At older ages, John Holt makes the point that children are somewhat comparable to new visitors to a strange land. "Training" in the sense of accustoming a newcomer to the rules of the game naturally takes place in these situations, but does not have to involve anger or power plays or even a strict procedure.
Toilet training is another early example. Certainly, some toilet-training events become epic struggles. But it doesn't have to be that way, and really shouldn't be that way. Some mothers use "elimination communication" where they train themselves to become aware of the child's signals and respond quickly. Others (that would be me) wait until the child shows signs of readiness and then the training process takes place almost by itself in just a few days. Most successful training in skills, especially where children are concerned, involve some sort of interaction, a back and forth reciprocal element.
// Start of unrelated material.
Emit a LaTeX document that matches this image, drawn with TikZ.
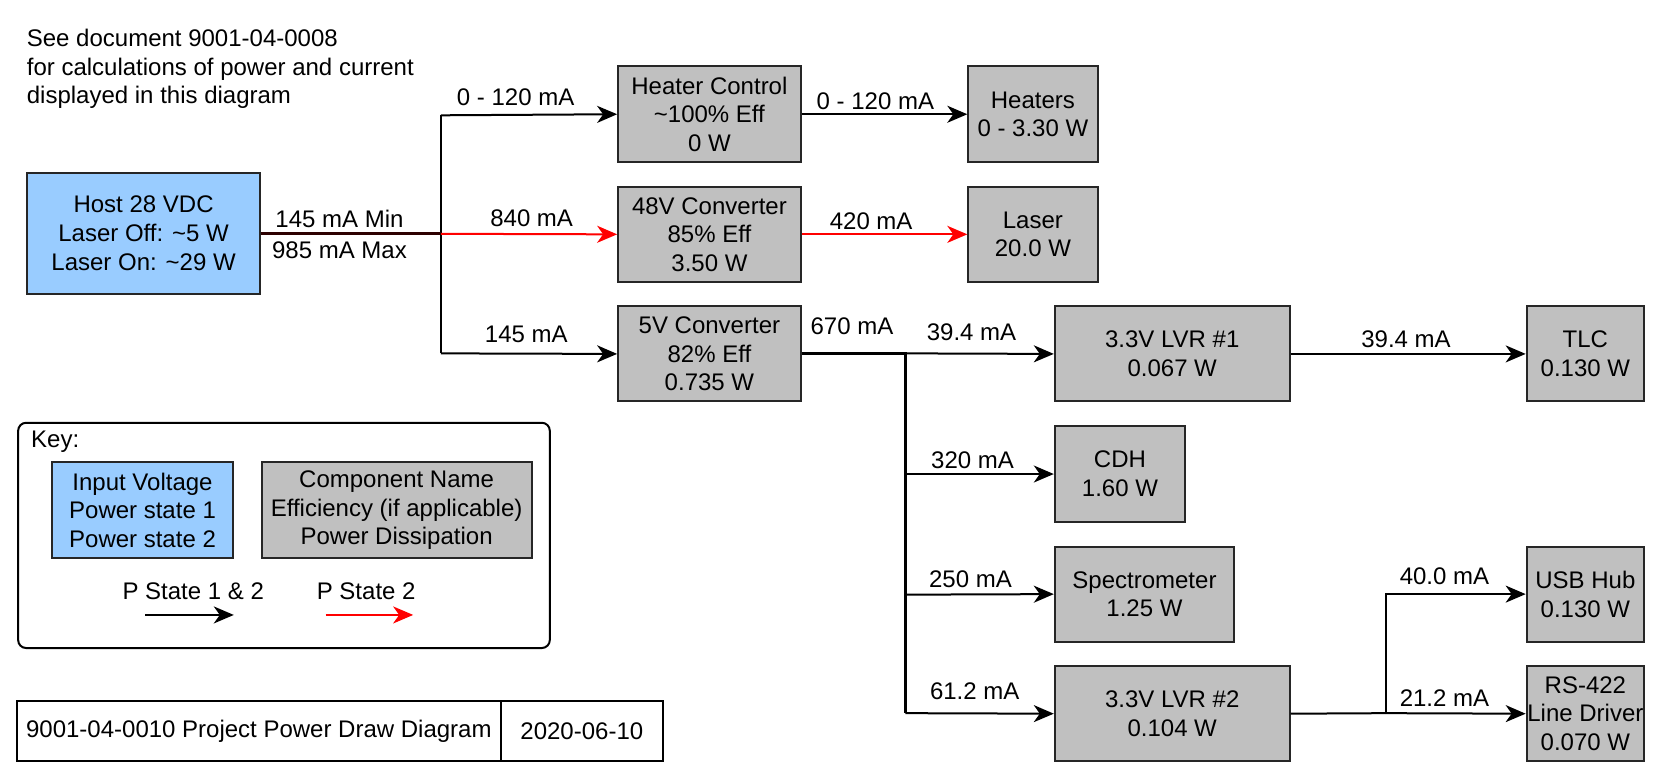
\documentclass[tikz,border=0pt]{standalone}
\usepackage{fontspec}
\setmainfont{Liberation Sans}
\usetikzlibrary{arrows.meta}
\definecolor{inblue}{HTML}{99CCFF}
\definecolor{compgray}{HTML}{C0C0C0}
\definecolor{trunkc}{RGB}{45,0,0}
% \mkbox{name}{style}{x1}{y1}{x2}{y2}{text}
\newcommand\mkbox[7]{\node[#2, minimum width={(#5-#3)*1.0676pt}, minimum height={(#6-#4)*1.0676pt}] (#1) at ({(#3+#5)/2},{(#4+#6)/2}) {#7};}
\begin{document}
\begin{tikzpicture}[x=1.0676pt,y=-1.0676pt,
  every node/.style={font=\fontsize{24}{28.6}\selectfont},
  boxbase/.style={draw=black!85, line width=2pt, inner sep=0pt, align=center},
  compbox/.style={boxbase, fill=compgray},
  inbox/.style={boxbase, fill=inblue},
  plainbox/.style={draw=black, line width=2pt, inner sep=0pt, align=center},
  keyframe/.style={draw=black, line width=2pt, rounded corners=8pt, inner sep=0pt},
  lbl/.style={inner sep=0pt},
  conn/.style={line width=2pt, -{Stealth[length=20pt,width=17pt,inset=6pt]}},
  redconn/.style={conn, draw=red},
  busline/.style={line width=2pt},
  thickbus/.style={line width=3pt}
]
\useasboundingbox (0,0) rectangle (1568,731);

% header note
\node[lbl, anchor=north west, align=left] (note) at (25,27)
  {See document 9001-04-0008\\for calculations of power and current\\displayed in this diagram};

% boxes
\mkbox{host}{inbox}{25}{162}{244}{275}{Host 28 VDC\\Laser Off: \textasciitilde5 W\\Laser On: \textasciitilde29 W}
\mkbox{heatctl}{compbox}{579}{62}{750}{152}{Heater Control\\\textasciitilde100\% Eff\\0 W}
\mkbox{conv48}{compbox}{579}{175}{750}{264}{48V Converter\\85\% Eff\\3.50 W}
\mkbox{conv5}{compbox}{579}{287}{750}{376}{5V Converter\\82\% Eff\\0.735 W}
\mkbox{heaters}{compbox}{907}{62}{1028}{152}{Heaters\\0 - 3.30 W}
\mkbox{laser}{compbox}{907}{175}{1028}{264}{Laser\\20.0 W}
\mkbox{lvr1}{compbox}{988}{287}{1208}{376}{3.3V LVR \#1\\0.067 W}
\mkbox{tlc}{compbox}{1430}{287}{1540}{376}{TLC\\0.130 W}
\mkbox{cdh}{compbox}{988}{399}{1110}{489}{CDH\\1.60 W}
\mkbox{spec}{compbox}{988}{512}{1156}{601}{Spectrometer\\1.25 W}
\mkbox{lvr2}{compbox}{988}{624}{1208}{713}{3.3V LVR \#2\\0.104 W}
\mkbox{usb}{compbox}{1430}{512}{1540}{601}{USB Hub\\0.130 W}
\mkbox{rs}{compbox}{1430}{624}{1540}{713}{RS-422\\Line Driver\\0.070 W}

% junction coordinates
\coordinate (j0) at (413,219);
\coordinate (j1) at (413,108);
\coordinate (j3) at (413,331);
\coordinate (j4) at (848,331);
\coordinate (j5) at (848,444);
\coordinate (j6) at (848,557);
\coordinate (j7) at (848,668);
\coordinate (j8) at (1298,668);

% host trunk and bus
\draw[busline] (j1) -- (j3);
\draw[redconn] (j0) -- (conv48.west);
\draw[line width=3pt, trunkc] (host.east |- j0) -- (j0);
\draw[conn] (j1) -- (heatctl.west);
\draw[conn] (j3) -- (conv5.west);
\draw[conn] (heatctl.east) -- (heaters.west);
\draw[redconn] (conv48.east) -- (laser.west);

% 5V distribution
\draw[thickbus] (conv5.east |- j4) -- (j4) -- (j7);
\draw[conn] (j4) -- (lvr1.west);
\draw[conn] (lvr1.east) -- (tlc.west);
\draw[conn] (j5) -- (cdh.west);
\draw[conn] (j6) -- (spec.west);
\draw[conn] (j7) -- (lvr2.west);
\draw[busline] (lvr2.east) -- (j8);
\draw[conn] (j8) |- (usb.west);
\draw[conn] (j8) -- (rs.west);

% connector labels
\node[lbl] (l1) at (318,205) {145 mA Min};
\node[lbl] (l2) at (318,234) {985 mA Max};
\node[lbl] (l3) at (483,91) {0 - 120 mA};
\node[lbl] (l4) at (498,204) {840 mA};
\node[lbl] (l5) at (493,313) {145 mA};
\node[lbl] (l6) at (820,95) {0 - 120 mA};
\node[lbl] (l7) at (816,207) {420 mA};
\node[lbl] (l8) at (798,306) {670 mA};
\node[lbl] (l9) at (910,311) {39.4 mA};
\node[lbl] (l10) at (1317,318) {39.4 mA};
\node[lbl] (l11) at (911,431) {320 mA};
\node[lbl] (l12) at (909,543) {250 mA};
\node[lbl] (l13) at (913,647) {61.2 mA};
\node[lbl] (l14) at (1353,540) {40.0 mA};
\node[lbl] (l15) at (1353,654) {21.2 mA};

% key
\mkbox{keybox}{keyframe}{17}{396}{515}{607}{}
\node[lbl, anchor=west] (keylbl) at (29,414) {Key:};
\mkbox{keyin}{inbox}{49}{433}{218}{523}{Input Voltage\\Power state 1\\Power state 2}
\mkbox{keycomp}{compbox}{245}{433}{498}{523}{Component Name\\Efficiency (if applicable)\\Power Dissipation}
\node[lbl] (ks1) at (181,554) {P State 1 \& 2};
\node[lbl] (ks2) at (343,554) {P State 2};
\coordinate (ka1) at (136,576);
\coordinate (kb1) at (219,576);
\coordinate (ka2) at (305,576);
\coordinate (kb2) at (387,576);
\draw[conn] (ka1) -- (kb1);
\draw[redconn] (ka2) -- (kb2);

% title block
\mkbox{title}{plainbox}{16}{657}{469}{713}{9001-04-0010 Project Power Draw Diagram}
\mkbox{date}{plainbox}{469}{657}{621}{713}{2020-06-10}
\end{tikzpicture}
\end{document}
More on that later.
The vast bulk of training, Charlotte Mason and Clay Trumbull and most other advocates of humane habit formation would agree, happens in a passive sense as the child observes what is going on around him and conforms himself to it. If you look at your child through the course of the day, you can see that he has all kinds of habits that direct how he interacts with the world and the society he lives in. Most of them are shaped by what he observes and picks up from around him. Yes, they have his own unique personal stamp to them, but they are also influenced directly by his surroundings and the skills he sees used. Frank Smith calls this, "joining a club" and suggests that most children want to belong to the club they are born into, and will work hard to develop the skills and habits they see in regular use around them. (This can be good or bad and at any rate makes one think seriously about the example one is setting).
This post is getting long. I am trying to rehabilitate the word "training" which I've seen used as a punitive, mechanical system of manipulation of a human towards outcomes planned by someone else. I am trying to show that in its more essential sense, "training" can contribute to the human person's welfare by giving him or her the skills and tools to be successful in a moral and logistical sense. And that "training" whether acknowledged or not is a factor in any adaptation to a new situation or developmental level.
The connotation of the word "training" still seems sometimes to be too top-down, even after all that. Can't, and doesn't, a child train himself? (more on that later) Doesn't the parent have to train himself first? (definitely). Isn't there a role for humility in a parent in using authority to form a child? You think of people who have been "deformed" by training or who have a great set habits narrowly speaking, but don't measure up as virtuous human beings (think the Pharisees who persecuted Jesus). Right-brained intuitive people like myself have real doubts whether "training" will actually activate a child's capacities -- one is afraid of clipping and molding and narrowing and turning out a "product" of one's will rather than helping foster the unique human potential of the precious individual child.
This is certainly a big issue, to me at least, and so I will probably have to write another post going into the subject from that perspective. For now, I just wanted to establish that taken in its essential meaning, the word "training" can be used in a different sense than simply the mechanical obedience required for, say, a canine or a mercenary soldier. It can be taken to mean a respectful attention and response to the child's need for support in development. It can and should be something that is done in cooperation with the child's personality and developing will.